Kate Bedingfield, Biden’s deputy campaign manager and communications director, said Friday the broadside “went over like a lead balloon” in the debate hall at Texas Southern University, telling CNN that Castro “hasn’t learned the lesson that attacking Joe Biden in incredibly personal terms is not the way to advance yourself” in public polling.
“I think it has generally been panned as being disrespectful and classless, and so, again, I think that was a mistake on Secretary Castro’s part, to say the least,” she added.
Castro asserted Friday that Biden “couldn’t hear me in the auditorium,” and claimed he would have similarly challenged “any opponent on stage” — not just the septuagenarian former six-term senator.
“We’re up there to debate, so I’m going to continue to point out the differences,” Castro said. “If we’re not there to point out the differences to the American people about our policy — not our personalities, but our policy — then why are we there?”
But Bedingfield argued Castro’s interjections were not meant to elucidate policy distinctions with Biden, and belied a more disparaging message. “I think the implication was very clear, and frankly, it was very disappointing,” she said.
Symone Sanders, a senior adviser to Biden, slammed Castro on Friday for taking “personal and cheap and, frankly, factually incorrect shots” at her boss. She also warned the offensive could backfire, citing California Rep. Eric Swalwell and New York Sen.

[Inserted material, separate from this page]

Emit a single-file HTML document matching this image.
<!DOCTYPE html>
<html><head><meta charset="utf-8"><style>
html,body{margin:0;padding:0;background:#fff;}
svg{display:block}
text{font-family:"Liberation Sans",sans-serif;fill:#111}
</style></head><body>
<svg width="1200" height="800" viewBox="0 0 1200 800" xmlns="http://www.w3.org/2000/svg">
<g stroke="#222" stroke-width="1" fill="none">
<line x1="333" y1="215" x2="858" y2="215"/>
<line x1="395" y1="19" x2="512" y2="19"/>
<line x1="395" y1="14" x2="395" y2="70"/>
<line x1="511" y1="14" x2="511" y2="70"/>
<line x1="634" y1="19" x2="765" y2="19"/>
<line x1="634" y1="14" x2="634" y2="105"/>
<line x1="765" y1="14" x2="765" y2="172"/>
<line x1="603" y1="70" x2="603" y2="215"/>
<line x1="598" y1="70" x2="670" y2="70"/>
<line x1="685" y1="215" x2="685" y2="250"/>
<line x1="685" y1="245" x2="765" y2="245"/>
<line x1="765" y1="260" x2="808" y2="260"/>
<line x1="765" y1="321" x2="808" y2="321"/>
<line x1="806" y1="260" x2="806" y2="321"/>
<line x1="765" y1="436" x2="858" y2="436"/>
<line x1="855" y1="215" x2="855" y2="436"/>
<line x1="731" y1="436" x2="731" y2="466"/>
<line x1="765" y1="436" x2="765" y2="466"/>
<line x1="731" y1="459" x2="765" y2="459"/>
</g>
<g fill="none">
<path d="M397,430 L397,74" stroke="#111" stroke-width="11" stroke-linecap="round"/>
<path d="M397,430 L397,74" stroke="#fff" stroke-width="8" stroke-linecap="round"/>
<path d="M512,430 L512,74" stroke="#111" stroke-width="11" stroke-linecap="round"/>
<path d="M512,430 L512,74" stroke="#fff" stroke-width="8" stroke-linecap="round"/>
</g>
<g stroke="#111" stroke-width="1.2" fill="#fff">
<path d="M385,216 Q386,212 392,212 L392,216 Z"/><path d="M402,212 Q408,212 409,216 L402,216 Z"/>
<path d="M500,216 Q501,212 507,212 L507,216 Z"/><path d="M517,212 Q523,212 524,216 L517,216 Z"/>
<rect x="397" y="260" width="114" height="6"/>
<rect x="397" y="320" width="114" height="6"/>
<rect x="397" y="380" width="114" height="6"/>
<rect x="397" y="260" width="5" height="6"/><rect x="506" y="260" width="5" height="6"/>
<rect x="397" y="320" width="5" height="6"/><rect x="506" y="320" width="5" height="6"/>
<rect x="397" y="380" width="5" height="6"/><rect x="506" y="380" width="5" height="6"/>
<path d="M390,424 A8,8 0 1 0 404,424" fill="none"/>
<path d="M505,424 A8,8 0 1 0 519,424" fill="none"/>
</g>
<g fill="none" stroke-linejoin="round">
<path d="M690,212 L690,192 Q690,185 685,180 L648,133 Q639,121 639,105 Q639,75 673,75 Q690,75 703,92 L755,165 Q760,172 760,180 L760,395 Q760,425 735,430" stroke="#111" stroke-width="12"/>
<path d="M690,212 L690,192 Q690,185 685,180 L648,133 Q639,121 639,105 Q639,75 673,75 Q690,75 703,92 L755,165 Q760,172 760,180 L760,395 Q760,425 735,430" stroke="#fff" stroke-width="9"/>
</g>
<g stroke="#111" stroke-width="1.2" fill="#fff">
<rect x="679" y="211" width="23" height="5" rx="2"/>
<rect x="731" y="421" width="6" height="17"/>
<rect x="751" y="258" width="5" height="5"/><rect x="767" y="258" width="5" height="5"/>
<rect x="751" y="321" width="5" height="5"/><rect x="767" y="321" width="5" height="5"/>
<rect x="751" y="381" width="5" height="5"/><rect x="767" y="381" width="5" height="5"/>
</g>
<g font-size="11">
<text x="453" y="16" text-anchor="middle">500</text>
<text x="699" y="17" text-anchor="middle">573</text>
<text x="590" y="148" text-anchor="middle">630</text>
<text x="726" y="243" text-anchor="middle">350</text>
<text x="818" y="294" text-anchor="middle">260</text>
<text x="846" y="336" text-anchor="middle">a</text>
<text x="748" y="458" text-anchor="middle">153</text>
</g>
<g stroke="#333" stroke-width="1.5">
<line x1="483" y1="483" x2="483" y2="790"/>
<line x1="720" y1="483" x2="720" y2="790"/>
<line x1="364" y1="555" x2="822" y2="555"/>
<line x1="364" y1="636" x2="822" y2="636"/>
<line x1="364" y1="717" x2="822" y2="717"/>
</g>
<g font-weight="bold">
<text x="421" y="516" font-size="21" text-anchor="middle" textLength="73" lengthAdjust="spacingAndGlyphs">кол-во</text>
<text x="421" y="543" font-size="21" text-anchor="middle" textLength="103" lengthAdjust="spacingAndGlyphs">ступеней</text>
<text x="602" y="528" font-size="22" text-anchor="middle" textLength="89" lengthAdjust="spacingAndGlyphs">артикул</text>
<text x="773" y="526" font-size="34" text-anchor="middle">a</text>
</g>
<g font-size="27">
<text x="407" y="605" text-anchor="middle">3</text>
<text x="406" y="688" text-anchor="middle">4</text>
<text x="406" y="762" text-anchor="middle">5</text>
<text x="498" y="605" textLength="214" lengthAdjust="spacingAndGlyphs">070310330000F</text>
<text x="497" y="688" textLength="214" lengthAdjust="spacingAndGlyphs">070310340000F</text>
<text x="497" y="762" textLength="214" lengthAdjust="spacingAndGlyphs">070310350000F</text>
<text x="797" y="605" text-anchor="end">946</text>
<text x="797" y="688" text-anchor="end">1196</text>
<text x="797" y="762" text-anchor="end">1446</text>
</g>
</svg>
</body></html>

Kirsten Gillibrand as examples of candidates who targeted Biden on the debate stage before dropping out of the Democratic contest.
“I think if you look at the history of folks deploying these tactics in a debate, it hasn’t bode well,” Sanders told CNN.
Castro later Friday continued to stand by his line of attack, rejecting murmurs that the barb was pre-planned and dinging fact-checkers who called his attack inaccurate.